Maybe a little exercise would wear her out. I started jogging around our yard in circles, and Buttercup followed right along, bleating with every step. After about fifteen minutes, I was out of breath, but not Buttercup – she was yelling just as desperately as ever.

I didn’t know where this sudden passion of hers had come from.  We didn’t own a buck, and Bonnie, our oldest doe, had never made a fuss like this when in season. It must have been a love story straight out of a fairy tale – the lonely princess pining from afar for the handsome Prince Charming. Maybe I had sung one too many Disney songs while milking Bonnie nearby. I went inside again to share this new insight with my husband. He suggested a muzzle.

At first, I was horrified, but after another half-hour or so of her frantic hollering, the idea started to grow on me. I took an old pair of soft, stretchy nylons outside and wrapped them gently around Buttercup’s little snout. “I’m so sorry, sweetie,” I crooned. Miraculously, it seemed to work. Buttercup calmed down a bit, and ambled off to a different corner of the pen, fiddling with her new fashion accessory all the way. I could hardly believe my luck. I tiptoed back inside, not wanting to do anything that might disturb the sudden, blessed silence. After an hour of quiet, we were ecstatic – we had found the solution! I hoped the neighbors were slowly lowering their torches and pitchforks. Evening came, and the sky grew dark. I went outside to undo Buttercup’s muzzle so she could sleep comfortably. She gave one little “Meh!” to celebrate her freedom, and then ran off, silently, to rejoin her little herd. I sent up a fervent prayer of thanks, and went to bed myself.

11:30 pm. A sudden, ear-splitting, insistent noise startled me from my sleep. Buttercup was calling for her prince again. I held my breath, begging God to quiet her down, but I think He was laughing too hard to hear me at that point. My husband took the pillow off his head long enough to let me know, in no uncertain terms, that we couldn’t keep the goats if they were going to wake the entire neighborhood once a month, and that if I didn’t get rid of them soon, he would – and it would probably involve a barbecue. I got up, teary-eyed and sniffling, and listed them all for sale on Craigslist right then and there.

The next day, Buttercup seemed repentant. Now that the panic had subsided, I could think clearly again – and I realized that I didn’t have to sell them! I sent a flurry of emails to every person who boarded horses in the area. Would they ever be willing to rent me pasture space for my goats? Within a day, I had a response. A wonderful woman, who used to raise goats, told me they’d be welcome on her land. I was ecstatic. The next weekend, we loaded the goats into the truck and trundled them over to their new home.

The pasture was beautiful. We caught glimpses of majestic white horses half-hidden behind the trees, and little brown bunnies scampering from bush to bush. It was not so much a pasture as it was a fairy forest wonderland. Our three little princesses were immediately at home in this new environment.

As we gathered up the leftover fencing materials and turned to leave, Buttercup started bleating again.

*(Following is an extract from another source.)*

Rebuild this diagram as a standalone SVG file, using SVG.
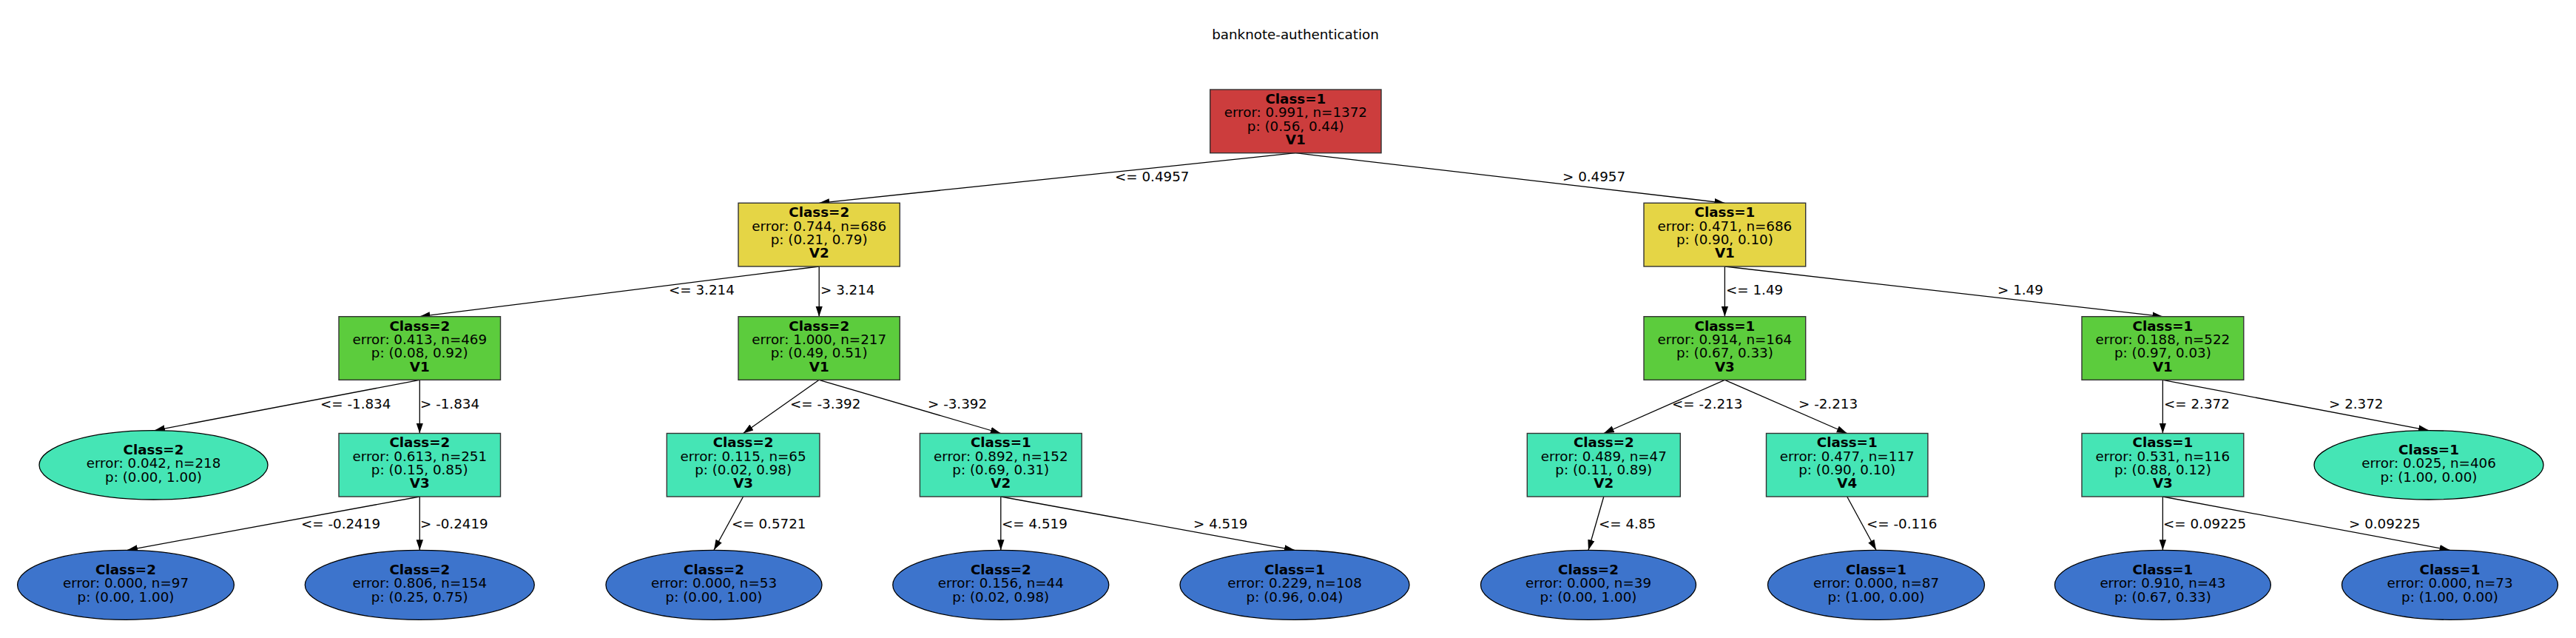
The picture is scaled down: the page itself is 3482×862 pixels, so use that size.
<svg xmlns="http://www.w3.org/2000/svg" width="3482" height="862" viewBox="0 0 3482 862">
<style>
text{font-family:"DejaVu Sans","Liberation Sans",sans-serif;font-size:18.3px;fill:#000}
.c{text-anchor:middle}
.b{font-weight:bold}
.box{stroke:#333;stroke-width:1.4}
.ell{stroke:#000;stroke-width:1.3}
.red{fill:#cc3d3d}.yel{fill:#e5d545}.grn{fill:#5ccc3d}.tea{fill:#45e5b5}.blu{fill:#3d74cc}
.edges line{stroke:#000;stroke-width:1.3;marker-end:url(#ah)}
</style>
<defs>
<marker id="ah" markerUnits="userSpaceOnUse" markerWidth="14" markerHeight="10" refX="14" refY="4.7" orient="auto">
<path d="M0,0 L14,4.7 L0,9.4 z" fill="#000"/>
</marker>
</defs>
<rect width="3482" height="862" fill="#fff"/>
<text class="c" x="1751" y="53">banknote-authentication</text>

<g class="edges" id="edges">
<line x1="1751.3" y1="206.7" x2="1107.2" y2="274.3"/>
<line x1="1751.3" y1="206.7" x2="2331.4" y2="274.3"/>
<line x1="1107.2" y1="360" x2="567.3" y2="427.7"/>
<line x1="1107.2" y1="360" x2="1107.2" y2="427.7"/>
<line x1="2331.4" y1="360" x2="2331.4" y2="427.7"/>
<line x1="2331.4" y1="360" x2="2923.4" y2="427.7"/>
<line x1="567.3" y1="513.3" x2="209" y2="581.6"/>
<line x1="567.3" y1="513.3" x2="567.3" y2="585.5"/>
<line x1="1107.2" y1="513.3" x2="1004.6" y2="585.5"/>
<line x1="1107.2" y1="513.3" x2="1352.8" y2="585.5"/>
<line x1="2331.4" y1="513.3" x2="2167.8" y2="585.5"/>
<line x1="2331.4" y1="513.3" x2="2496.7" y2="585.5"/>
<line x1="2923.4" y1="513.3" x2="2923.4" y2="585.5"/>
<line x1="2923.4" y1="513.3" x2="3283" y2="581.6"/>
<line x1="567.3" y1="671" x2="172" y2="743.3"/>
<line x1="567.3" y1="671" x2="567.3" y2="743.3"/>
<line x1="1004.6" y1="671" x2="965" y2="743.3"/>
<line x1="1352.8" y1="671" x2="1352.8" y2="743.3"/>
<line x1="1352.8" y1="671" x2="1750" y2="743.3"/>
<line x1="2167.8" y1="671" x2="2147" y2="743.3"/>
<line x1="2496.7" y1="671" x2="2536" y2="743.3"/>
<line x1="2923.4" y1="671" x2="2923.4" y2="743.3"/>
<line x1="2923.4" y1="671" x2="3311.5" y2="743.3"/>
<text x="1507" y="245">&lt;= 0.4957</text>
<text x="2112" y="245">&gt; 0.4957</text>
<text x="904" y="398">&lt;= 3.214</text>
<text x="1109" y="398">&gt; 3.214</text>
<text x="2333" y="398">&lt;= 1.49</text>
<text x="2700" y="398">&gt; 1.49</text>
<text x="433" y="551.7">&lt;= -1.834</text>
<text x="568" y="551.7">&gt; -1.834</text>
<text x="1068" y="551.7">&lt;= -3.392</text>
<text x="1254" y="551.7">&gt; -3.392</text>
<text x="2260" y="551.7">&lt;= -2.213</text>
<text x="2431" y="551.7">&gt; -2.213</text>
<text x="2925" y="551.7">&lt;= 2.372</text>
<text x="3148" y="551.7">&gt; 2.372</text>
<text x="407" y="713.7">&lt;= -0.2419</text>
<text x="568" y="713.7">&gt; -0.2419</text>
<text x="989" y="713.7">&lt;= 0.5721</text>
<text x="1354" y="713.7">&lt;= 4.519</text>
<text x="1613" y="713.7">&gt; 4.519</text>
<text x="2161" y="713.7">&lt;= 4.85</text>
<text x="2523" y="713.7">&lt;= -0.116</text>
<text x="2924" y="713.7">&lt;= 0.09225</text>
<text x="3175" y="713.7">&gt; 0.09225</text>
</g>

<g id="n0">
<rect class="box red" x="1635.7" y="121" width="231.3" height="85.7"/>
<text class="c b" x="1751.3" y="140">Class=1</text>
<text class="c" x="1751.3" y="158.3">error: 0.991, n=1372</text>
<text class="c" x="1751.3" y="176.6">p: (0.56, 0.44)</text>
<text class="c b" x="1751.3" y="195">V1</text>
</g>

<g id="n1">
<rect class="box yel" x="998" y="274.3" width="218.3" height="85.7"/>
<text class="c b" x="1107.2" y="293.2">Class=2</text>
<text class="c" x="1107.2" y="311.5">error: 0.744, n=686</text>
<text class="c" x="1107.2" y="329.8">p: (0.21, 0.79)</text>
<text class="c b" x="1107.2" y="348.2">V2</text>
</g>

<g id="n2">
<rect class="box yel" x="2222" y="274.3" width="218.7" height="85.7"/>
<text class="c b" x="2331.4" y="293.2">Class=1</text>
<text class="c" x="2331.4" y="311.5">error: 0.471, n=686</text>
<text class="c" x="2331.4" y="329.8">p: (0.90, 0.10)</text>
<text class="c b" x="2331.4" y="348.2">V1</text>
</g>

<g id="n3">
<rect class="box grn" x="458" y="427.7" width="218.5" height="85.6"/>
<text class="c b" x="567.3" y="446.5">Class=2</text>
<text class="c" x="567.3" y="464.8">error: 0.413, n=469</text>
<text class="c" x="567.3" y="483.1">p: (0.08, 0.92)</text>
<text class="c b" x="567.3" y="501.5">V1</text>
</g>

<g id="n4">
<rect class="box grn" x="998" y="427.7" width="218.3" height="85.6"/>
<text class="c b" x="1107.2" y="446.5">Class=2</text>
<text class="c" x="1107.2" y="464.8">error: 1.000, n=217</text>
<text class="c" x="1107.2" y="483.1">p: (0.49, 0.51)</text>
<text class="c b" x="1107.2" y="501.5">V1</text>
</g>

<g id="n5">
<rect class="box grn" x="2222" y="427.7" width="218.7" height="85.6"/>
<text class="c b" x="2331.4" y="446.5">Class=1</text>
<text class="c" x="2331.4" y="464.8">error: 0.914, n=164</text>
<text class="c" x="2331.4" y="483.1">p: (0.67, 0.33)</text>
<text class="c b" x="2331.4" y="501.5">V3</text>
</g>

<g id="n6">
<rect class="box grn" x="2814" y="427.7" width="218.8" height="85.6"/>
<text class="c b" x="2923.4" y="446.5">Class=1</text>
<text class="c" x="2923.4" y="464.8">error: 0.188, n=522</text>
<text class="c" x="2923.4" y="483.1">p: (0.97, 0.03)</text>
<text class="c b" x="2923.4" y="501.5">V1</text>
</g>

<g id="n7">
<ellipse class="ell tea" cx="207.5" cy="628.3" rx="154.5" ry="46.7"/>
<text class="c b" x="207.5" y="613.6">Class=2</text>
<text class="c" x="207.5" y="632.3">error: 0.042, n=218</text>
<text class="c" x="207.5" y="650.9">p: (0.00, 1.00)</text>
</g>

<g id="n8">
<rect class="box tea" x="458" y="585.5" width="218.5" height="85.5"/>
<text class="c b" x="567.3" y="604.3">Class=2</text>
<text class="c" x="567.3" y="622.6">error: 0.613, n=251</text>
<text class="c" x="567.3" y="640.9">p: (0.15, 0.85)</text>
<text class="c b" x="567.3" y="659.3">V3</text>
</g>

<g id="n9">
<rect class="box tea" x="901.3" y="585.5" width="206.6" height="85.5"/>
<text class="c b" x="1004.6" y="604.3">Class=2</text>
<text class="c" x="1004.6" y="622.6">error: 0.115, n=65</text>
<text class="c" x="1004.6" y="640.9">p: (0.02, 0.98)</text>
<text class="c b" x="1004.6" y="659.3">V3</text>
</g>

<g id="n10">
<rect class="box tea" x="1243.4" y="585.5" width="218.8" height="85.5"/>
<text class="c b" x="1352.8" y="604.3">Class=1</text>
<text class="c" x="1352.8" y="622.6">error: 0.892, n=152</text>
<text class="c" x="1352.8" y="640.9">p: (0.69, 0.31)</text>
<text class="c b" x="1352.8" y="659.3">V2</text>
</g>

<g id="n11">
<rect class="box tea" x="2064.3" y="585.5" width="207" height="85.5"/>
<text class="c b" x="2167.8" y="604.3">Class=2</text>
<text class="c" x="2167.8" y="622.6">error: 0.489, n=47</text>
<text class="c" x="2167.8" y="640.9">p: (0.11, 0.89)</text>
<text class="c b" x="2167.8" y="659.3">V2</text>
</g>

<g id="n12">
<rect class="box tea" x="2387.5" y="585.5" width="218.4" height="85.5"/>
<text class="c b" x="2496.7" y="604.3">Class=1</text>
<text class="c" x="2496.7" y="622.6">error: 0.477, n=117</text>
<text class="c" x="2496.7" y="640.9">p: (0.90, 0.10)</text>
<text class="c b" x="2496.7" y="659.3">V4</text>
</g>

<g id="n13">
<rect class="box tea" x="2814" y="585.5" width="218.8" height="85.5"/>
<text class="c b" x="2923.4" y="604.3">Class=1</text>
<text class="c" x="2923.4" y="622.6">error: 0.531, n=116</text>
<text class="c" x="2923.4" y="640.9">p: (0.88, 0.12)</text>
<text class="c b" x="2923.4" y="659.3">V3</text>
</g>

<g id="n14">
<ellipse class="ell tea" cx="3283" cy="628.3" rx="155" ry="46.7"/>
<text class="c b" x="3283" y="613.6">Class=1</text>
<text class="c" x="3283" y="632.3">error: 0.025, n=406</text>
<text class="c" x="3283" y="650.9">p: (1.00, 0.00)</text>
</g>

<g id="n15">
<ellipse class="ell blu" cx="170" cy="790.3" rx="146.4" ry="47"/>
<text class="c b" x="170" y="775.6">Class=2</text>
<text class="c" x="170" y="794.3">error: 0.000, n=97</text>
<text class="c" x="170" y="812.9">p: (0.00, 1.00)</text>
</g>

<g id="n16">
<ellipse class="ell blu" cx="567.3" cy="790.3" rx="155" ry="47"/>
<text class="c b" x="567.3" y="775.6">Class=2</text>
<text class="c" x="567.3" y="794.3">error: 0.806, n=154</text>
<text class="c" x="567.3" y="812.9">p: (0.25, 0.75)</text>
</g>

<g id="n17">
<ellipse class="ell blu" cx="965" cy="790.3" rx="146" ry="47"/>
<text class="c b" x="965" y="775.6">Class=2</text>
<text class="c" x="965" y="794.3">error: 0.000, n=53</text>
<text class="c" x="965" y="812.9">p: (0.00, 1.00)</text>
</g>

<g id="n18">
<ellipse class="ell blu" cx="1352.8" cy="790.3" rx="146" ry="47"/>
<text class="c b" x="1352.8" y="775.6">Class=2</text>
<text class="c" x="1352.8" y="794.3">error: 0.156, n=44</text>
<text class="c" x="1352.8" y="812.9">p: (0.02, 0.98)</text>
</g>

<g id="n19">
<ellipse class="ell blu" cx="1750" cy="790.3" rx="155" ry="47"/>
<text class="c b" x="1750" y="775.6">Class=1</text>
<text class="c" x="1750" y="794.3">error: 0.229, n=108</text>
<text class="c" x="1750" y="812.9">p: (0.96, 0.04)</text>
</g>

<g id="n20">
<ellipse class="ell blu" cx="2147" cy="790.3" rx="145.5" ry="47"/>
<text class="c b" x="2147" y="775.6">Class=2</text>
<text class="c" x="2147" y="794.3">error: 0.000, n=39</text>
<text class="c" x="2147" y="812.9">p: (0.00, 1.00)</text>
</g>

<g id="n21">
<ellipse class="ell blu" cx="2536" cy="790.3" rx="146.5" ry="47"/>
<text class="c b" x="2536" y="775.6">Class=1</text>
<text class="c" x="2536" y="794.3">error: 0.000, n=87</text>
<text class="c" x="2536" y="812.9">p: (1.00, 0.00)</text>
</g>

<g id="n22">
<ellipse class="ell blu" cx="2923.4" cy="790.3" rx="146" ry="47"/>
<text class="c b" x="2923.4" y="775.6">Class=1</text>
<text class="c" x="2923.4" y="794.3">error: 0.910, n=43</text>
<text class="c" x="2923.4" y="812.9">p: (0.67, 0.33)</text>
</g>

<g id="n23">
<ellipse class="ell blu" cx="3311.5" cy="790.3" rx="146" ry="47"/>
<text class="c b" x="3311.5" y="775.6">Class=1</text>
<text class="c" x="3311.5" y="794.3">error: 0.000, n=73</text>
<text class="c" x="3311.5" y="812.9">p: (1.00, 0.00)</text>
</g>
</svg>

Not nearly as loudly as before – but either way, it wasn’t a problem now. She could fill the woods with her love song in hopes of attracting a passing prince, and no one but the woodland creatures would hear it. Now that I didn’t have to worry about angry mobs of neighbors, I smiled indulgently at her. I understood the intensity of young love, too – especially the unrequited type – my old middle school diary was a testament to that. Though I hadn’t bellowed at the top of my lungs every time I developed a crush, I’m sure I drove my parents crazy, just the same. Buttercup was just following in my footsteps.

I waved goodbye, and quickened my pace to catch up with my husband. As we drove away, I saw Buttercup jumping and frolicking around her new home. Her exuberance was catching, and soon, all three of our little goats were playing happily. Everything was as it should be. And they all lived happily ever after.